-- start --

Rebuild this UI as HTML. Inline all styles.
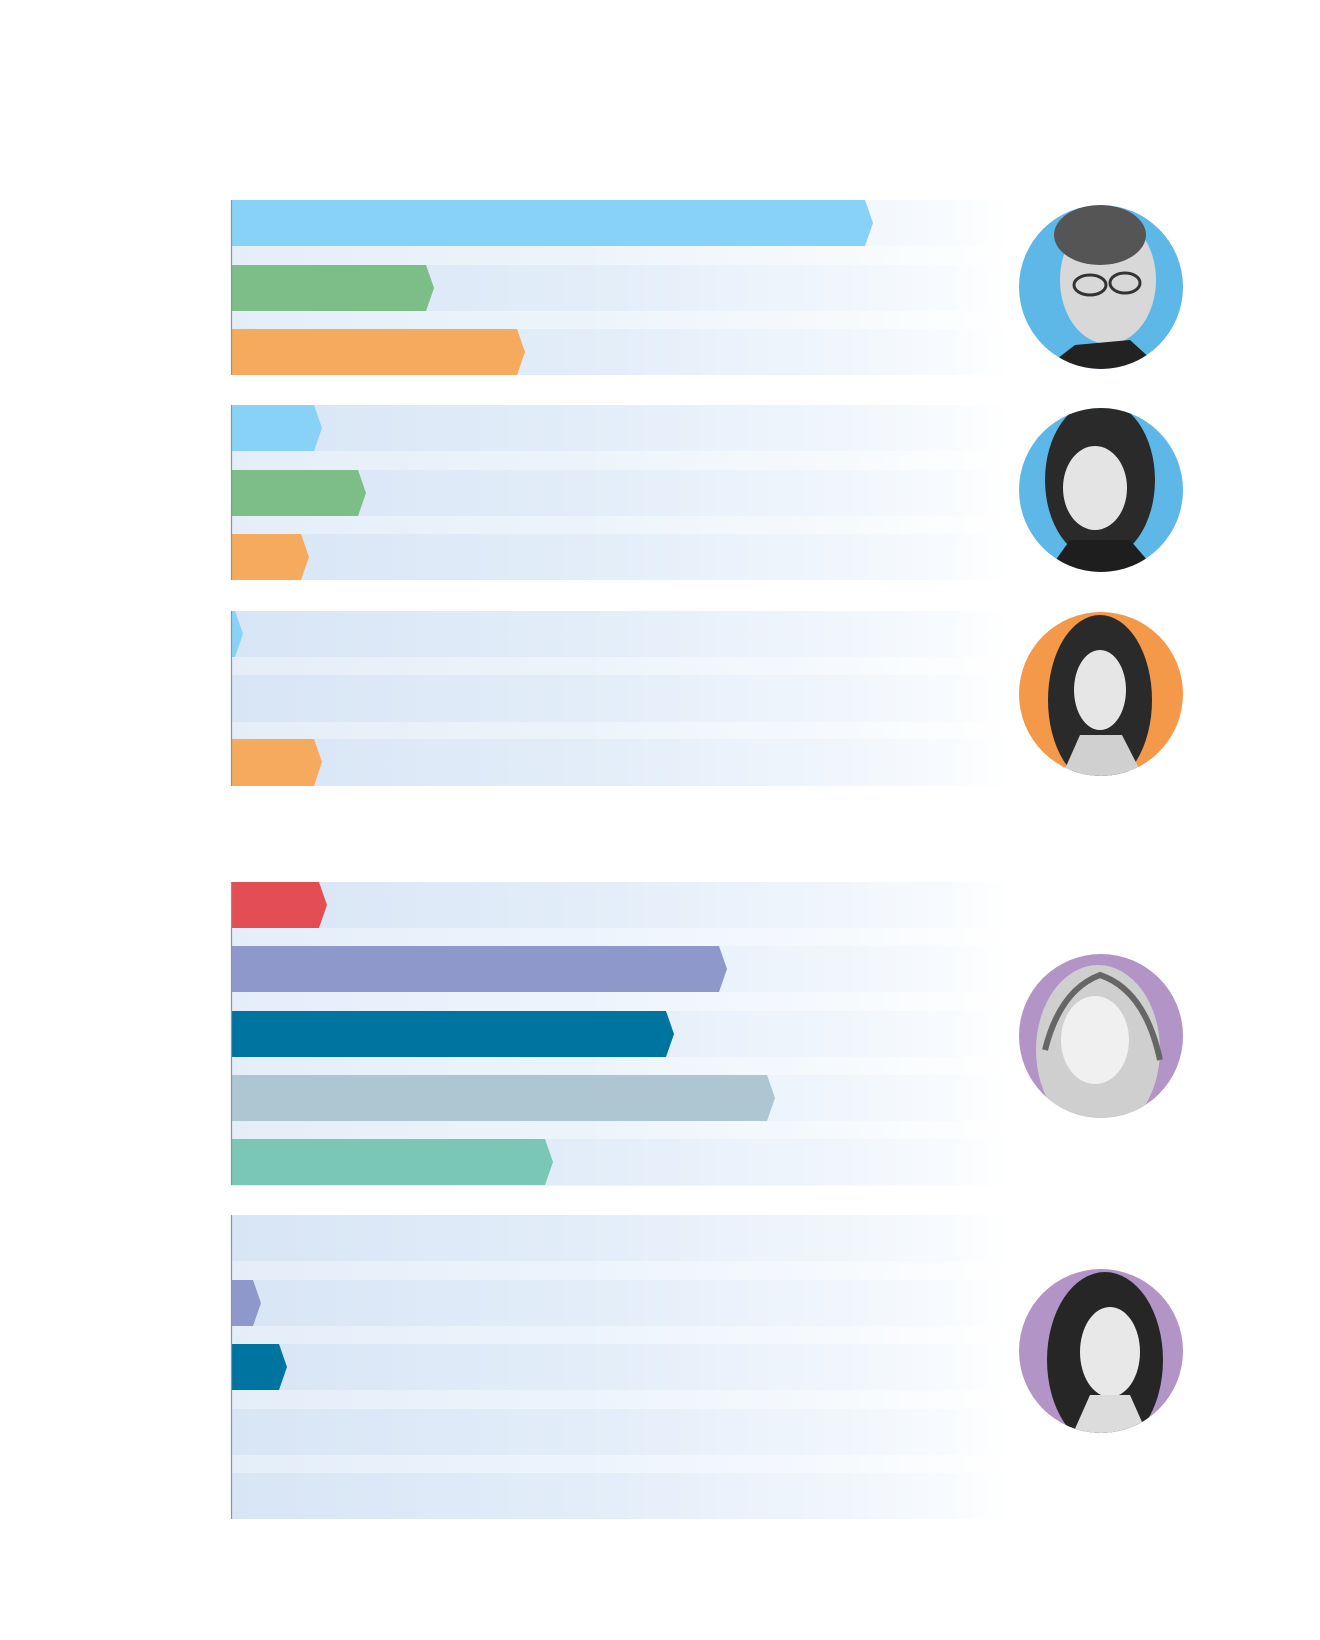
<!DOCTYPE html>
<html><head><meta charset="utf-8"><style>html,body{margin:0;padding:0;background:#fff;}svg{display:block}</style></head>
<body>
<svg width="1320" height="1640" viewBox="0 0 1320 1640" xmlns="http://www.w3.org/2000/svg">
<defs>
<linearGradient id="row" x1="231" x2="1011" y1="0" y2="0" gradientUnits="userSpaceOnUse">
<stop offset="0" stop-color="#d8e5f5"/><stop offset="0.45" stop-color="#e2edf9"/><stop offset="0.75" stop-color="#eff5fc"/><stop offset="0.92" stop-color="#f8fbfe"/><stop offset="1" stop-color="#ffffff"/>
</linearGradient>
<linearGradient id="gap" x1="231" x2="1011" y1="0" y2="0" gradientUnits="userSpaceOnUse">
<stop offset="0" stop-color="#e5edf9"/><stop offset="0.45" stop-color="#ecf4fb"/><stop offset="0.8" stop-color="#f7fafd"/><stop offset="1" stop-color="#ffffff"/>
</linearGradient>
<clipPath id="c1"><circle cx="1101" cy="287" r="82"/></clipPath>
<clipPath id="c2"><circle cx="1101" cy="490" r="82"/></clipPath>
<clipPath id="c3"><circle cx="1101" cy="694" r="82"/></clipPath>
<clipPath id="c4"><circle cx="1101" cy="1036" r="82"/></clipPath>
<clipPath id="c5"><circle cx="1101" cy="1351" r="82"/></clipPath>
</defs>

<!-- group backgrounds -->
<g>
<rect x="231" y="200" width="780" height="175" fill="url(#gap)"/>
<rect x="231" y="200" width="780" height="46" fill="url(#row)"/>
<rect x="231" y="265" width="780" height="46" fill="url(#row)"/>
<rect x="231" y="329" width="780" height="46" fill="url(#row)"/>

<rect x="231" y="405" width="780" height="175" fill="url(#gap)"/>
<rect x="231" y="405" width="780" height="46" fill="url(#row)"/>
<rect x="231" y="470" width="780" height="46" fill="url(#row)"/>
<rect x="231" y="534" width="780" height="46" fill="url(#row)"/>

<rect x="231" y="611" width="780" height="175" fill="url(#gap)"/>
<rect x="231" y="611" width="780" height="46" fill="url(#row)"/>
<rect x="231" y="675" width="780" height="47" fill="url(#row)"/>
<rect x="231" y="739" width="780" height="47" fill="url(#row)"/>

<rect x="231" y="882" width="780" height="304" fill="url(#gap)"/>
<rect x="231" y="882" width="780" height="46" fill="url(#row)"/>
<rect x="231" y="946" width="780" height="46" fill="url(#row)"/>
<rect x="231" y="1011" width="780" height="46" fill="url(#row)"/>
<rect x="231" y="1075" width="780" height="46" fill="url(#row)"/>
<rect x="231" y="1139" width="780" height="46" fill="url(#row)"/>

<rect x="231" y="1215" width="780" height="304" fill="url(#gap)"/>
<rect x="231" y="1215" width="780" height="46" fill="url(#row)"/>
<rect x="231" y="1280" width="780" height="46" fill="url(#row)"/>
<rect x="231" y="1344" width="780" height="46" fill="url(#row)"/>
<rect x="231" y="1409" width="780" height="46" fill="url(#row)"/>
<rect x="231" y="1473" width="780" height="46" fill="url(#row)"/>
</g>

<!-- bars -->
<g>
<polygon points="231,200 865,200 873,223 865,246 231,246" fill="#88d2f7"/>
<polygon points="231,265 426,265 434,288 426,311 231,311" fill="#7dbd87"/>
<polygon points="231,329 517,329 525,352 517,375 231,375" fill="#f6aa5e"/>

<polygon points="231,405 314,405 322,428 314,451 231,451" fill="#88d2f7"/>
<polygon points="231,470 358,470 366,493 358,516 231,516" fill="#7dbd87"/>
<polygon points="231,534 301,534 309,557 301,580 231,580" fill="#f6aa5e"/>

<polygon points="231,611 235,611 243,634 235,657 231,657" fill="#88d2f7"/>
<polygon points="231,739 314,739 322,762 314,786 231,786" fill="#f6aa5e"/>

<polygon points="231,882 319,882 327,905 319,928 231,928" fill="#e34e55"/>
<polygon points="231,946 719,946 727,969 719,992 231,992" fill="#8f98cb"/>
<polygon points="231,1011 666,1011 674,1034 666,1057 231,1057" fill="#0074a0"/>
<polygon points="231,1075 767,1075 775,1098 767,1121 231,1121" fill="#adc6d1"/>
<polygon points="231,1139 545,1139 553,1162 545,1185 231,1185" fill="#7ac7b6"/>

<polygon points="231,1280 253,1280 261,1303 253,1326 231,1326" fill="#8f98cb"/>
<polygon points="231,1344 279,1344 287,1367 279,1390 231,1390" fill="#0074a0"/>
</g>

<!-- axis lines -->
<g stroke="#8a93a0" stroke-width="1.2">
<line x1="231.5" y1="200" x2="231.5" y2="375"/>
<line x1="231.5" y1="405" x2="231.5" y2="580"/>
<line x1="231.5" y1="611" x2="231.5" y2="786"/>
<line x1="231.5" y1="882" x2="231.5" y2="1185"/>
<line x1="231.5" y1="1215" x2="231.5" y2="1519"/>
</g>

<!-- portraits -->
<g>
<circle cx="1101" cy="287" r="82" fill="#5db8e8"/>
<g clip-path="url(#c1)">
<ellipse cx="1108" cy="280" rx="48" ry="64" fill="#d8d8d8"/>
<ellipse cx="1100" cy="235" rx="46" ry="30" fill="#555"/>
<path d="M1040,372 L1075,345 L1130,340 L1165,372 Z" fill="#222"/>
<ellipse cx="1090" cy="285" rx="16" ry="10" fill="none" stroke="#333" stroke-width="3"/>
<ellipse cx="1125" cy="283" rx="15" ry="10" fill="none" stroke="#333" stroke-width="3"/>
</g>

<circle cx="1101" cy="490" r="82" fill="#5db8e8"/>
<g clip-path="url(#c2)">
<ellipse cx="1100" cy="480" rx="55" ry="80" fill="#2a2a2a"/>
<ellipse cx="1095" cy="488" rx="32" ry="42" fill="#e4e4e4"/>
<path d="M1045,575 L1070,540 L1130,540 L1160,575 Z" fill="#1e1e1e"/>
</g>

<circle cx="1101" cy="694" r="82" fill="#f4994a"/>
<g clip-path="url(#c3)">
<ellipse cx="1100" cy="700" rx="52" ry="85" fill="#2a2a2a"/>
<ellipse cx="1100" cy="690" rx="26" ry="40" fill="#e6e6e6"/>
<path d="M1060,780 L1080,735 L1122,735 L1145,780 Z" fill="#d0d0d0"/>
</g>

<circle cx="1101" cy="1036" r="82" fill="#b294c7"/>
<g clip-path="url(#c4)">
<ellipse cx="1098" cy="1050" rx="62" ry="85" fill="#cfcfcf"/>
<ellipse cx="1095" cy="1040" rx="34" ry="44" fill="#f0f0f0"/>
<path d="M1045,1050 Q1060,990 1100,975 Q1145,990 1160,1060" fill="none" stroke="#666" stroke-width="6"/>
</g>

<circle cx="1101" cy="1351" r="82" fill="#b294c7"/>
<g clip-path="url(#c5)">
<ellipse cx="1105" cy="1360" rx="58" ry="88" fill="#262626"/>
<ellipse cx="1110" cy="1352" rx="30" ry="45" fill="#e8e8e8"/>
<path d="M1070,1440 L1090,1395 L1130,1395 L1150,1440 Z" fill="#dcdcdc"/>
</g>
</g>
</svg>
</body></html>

-- end --

Restate the whole listing above exactly, except for its images.

Rebuild this UI as HTML. Inline all styles.
<!DOCTYPE html>
<html><head><meta charset="utf-8"><style>html,body{margin:0;padding:0;background:#fff;}svg{display:block}</style></head>
<body>
<svg width="1320" height="1640" viewBox="0 0 1320 1640" xmlns="http://www.w3.org/2000/svg">
<defs>
<linearGradient id="row" x1="231" x2="1011" y1="0" y2="0" gradientUnits="userSpaceOnUse">
<stop offset="0" stop-color="#d8e5f5"/><stop offset="0.45" stop-color="#e2edf9"/><stop offset="0.75" stop-color="#eff5fc"/><stop offset="0.92" stop-color="#f8fbfe"/><stop offset="1" stop-color="#ffffff"/>
</linearGradient>
<linearGradient id="gap" x1="231" x2="1011" y1="0" y2="0" gradientUnits="userSpaceOnUse">
<stop offset="0" stop-color="#e5edf9"/><stop offset="0.45" stop-color="#ecf4fb"/><stop offset="0.8" stop-color="#f7fafd"/><stop offset="1" stop-color="#ffffff"/>
</linearGradient>
<clipPath id="c1"><circle cx="1101" cy="287" r="82"/></clipPath>
<clipPath id="c2"><circle cx="1101" cy="490" r="82"/></clipPath>
<clipPath id="c3"><circle cx="1101" cy="694" r="82"/></clipPath>
<clipPath id="c4"><circle cx="1101" cy="1036" r="82"/></clipPath>
<clipPath id="c5"><circle cx="1101" cy="1351" r="82"/></clipPath>
</defs>

<!-- group backgrounds -->
<g>
<rect x="231" y="200" width="780" height="175" fill="url(#gap)"/>
<rect x="231" y="200" width="780" height="46" fill="url(#row)"/>
<rect x="231" y="265" width="780" height="46" fill="url(#row)"/>
<rect x="231" y="329" width="780" height="46" fill="url(#row)"/>

<rect x="231" y="405" width="780" height="175" fill="url(#gap)"/>
<rect x="231" y="405" width="780" height="46" fill="url(#row)"/>
<rect x="231" y="470" width="780" height="46" fill="url(#row)"/>
<rect x="231" y="534" width="780" height="46" fill="url(#row)"/>

<rect x="231" y="611" width="780" height="175" fill="url(#gap)"/>
<rect x="231" y="611" width="780" height="46" fill="url(#row)"/>
<rect x="231" y="675" width="780" height="47" fill="url(#row)"/>
<rect x="231" y="739" width="780" height="47" fill="url(#row)"/>

<rect x="231" y="882" width="780" height="304" fill="url(#gap)"/>
<rect x="231" y="882" width="780" height="46" fill="url(#row)"/>
<rect x="231" y="946" width="780" height="46" fill="url(#row)"/>
<rect x="231" y="1011" width="780" height="46" fill="url(#row)"/>
<rect x="231" y="1075" width="780" height="46" fill="url(#row)"/>
<rect x="231" y="1139" width="780" height="46" fill="url(#row)"/>

<rect x="231" y="1215" width="780" height="304" fill="url(#gap)"/>
<rect x="231" y="1215" width="780" height="46" fill="url(#row)"/>
<rect x="231" y="1280" width="780" height="46" fill="url(#row)"/>
<rect x="231" y="1344" width="780" height="46" fill="url(#row)"/>
<rect x="231" y="1409" width="780" height="46" fill="url(#row)"/>
<rect x="231" y="1473" width="780" height="46" fill="url(#row)"/>
</g>

<!-- bars -->
<g>
<polygon points="231,200 865,200 873,223 865,246 231,246" fill="#88d2f7"/>
<polygon points="231,265 426,265 434,288 426,311 231,311" fill="#7dbd87"/>
<polygon points="231,329 517,329 525,352 517,375 231,375" fill="#f6aa5e"/>

<polygon points="231,405 314,405 322,428 314,451 231,451" fill="#88d2f7"/>
<polygon points="231,470 358,470 366,493 358,516 231,516" fill="#7dbd87"/>
<polygon points="231,534 301,534 309,557 301,580 231,580" fill="#f6aa5e"/>

<polygon points="231,611 235,611 243,634 235,657 231,657" fill="#88d2f7"/>
<polygon points="231,739 314,739 322,762 314,786 231,786" fill="#f6aa5e"/>

<polygon points="231,882 319,882 327,905 319,928 231,928" fill="#e34e55"/>
<polygon points="231,946 719,946 727,969 719,992 231,992" fill="#8f98cb"/>
<polygon points="231,1011 666,1011 674,1034 666,1057 231,1057" fill="#0074a0"/>
<polygon points="231,1075 767,1075 775,1098 767,1121 231,1121" fill="#adc6d1"/>
<polygon points="231,1139 545,1139 553,1162 545,1185 231,1185" fill="#7ac7b6"/>

<polygon points="231,1280 253,1280 261,1303 253,1326 231,1326" fill="#8f98cb"/>
<polygon points="231,1344 279,1344 287,1367 279,1390 231,1390" fill="#0074a0"/>
</g>

<!-- axis lines -->
<g stroke="#8a93a0" stroke-width="1.2">
<line x1="231.5" y1="200" x2="231.5" y2="375"/>
<line x1="231.5" y1="405" x2="231.5" y2="580"/>
<line x1="231.5" y1="611" x2="231.5" y2="786"/>
<line x1="231.5" y1="882" x2="231.5" y2="1185"/>
<line x1="231.5" y1="1215" x2="231.5" y2="1519"/>
</g>

<!-- portraits -->
<g>
<circle cx="1101" cy="287" r="82" fill="#5db8e8"/>
<g clip-path="url(#c1)">
<ellipse cx="1108" cy="280" rx="48" ry="64" fill="#d8d8d8"/>
<ellipse cx="1100" cy="235" rx="46" ry="30" fill="#555"/>
<path d="M1040,372 L1075,345 L1130,340 L1165,372 Z" fill="#222"/>
<ellipse cx="1090" cy="285" rx="16" ry="10" fill="none" stroke="#333" stroke-width="3"/>
<ellipse cx="1125" cy="283" rx="15" ry="10" fill="none" stroke="#333" stroke-width="3"/>
</g>

<circle cx="1101" cy="490" r="82" fill="#5db8e8"/>
<g clip-path="url(#c2)">
<ellipse cx="1100" cy="480" rx="55" ry="80" fill="#2a2a2a"/>
<ellipse cx="1095" cy="488" rx="32" ry="42" fill="#e4e4e4"/>
<path d="M1045,575 L1070,540 L1130,540 L1160,575 Z" fill="#1e1e1e"/>
</g>

<circle cx="1101" cy="694" r="82" fill="#f4994a"/>
<g clip-path="url(#c3)">
<ellipse cx="1100" cy="700" rx="52" ry="85" fill="#2a2a2a"/>
<ellipse cx="1100" cy="690" rx="26" ry="40" fill="#e6e6e6"/>
<path d="M1060,780 L1080,735 L1122,735 L1145,780 Z" fill="#d0d0d0"/>
</g>

<circle cx="1101" cy="1036" r="82" fill="#b294c7"/>
<g clip-path="url(#c4)">
<ellipse cx="1098" cy="1050" rx="62" ry="85" fill="#cfcfcf"/>
<ellipse cx="1095" cy="1040" rx="34" ry="44" fill="#f0f0f0"/>
<path d="M1045,1050 Q1060,990 1100,975 Q1145,990 1160,1060" fill="none" stroke="#666" stroke-width="6"/>
</g>

<circle cx="1101" cy="1351" r="82" fill="#b294c7"/>
<g clip-path="url(#c5)">
<ellipse cx="1105" cy="1360" rx="58" ry="88" fill="#262626"/>
<ellipse cx="1110" cy="1352" rx="30" ry="45" fill="#e8e8e8"/>
<path d="M1070,1440 L1090,1395 L1130,1395 L1150,1440 Z" fill="#dcdcdc"/>
</g>
</g>
</svg>
</body></html>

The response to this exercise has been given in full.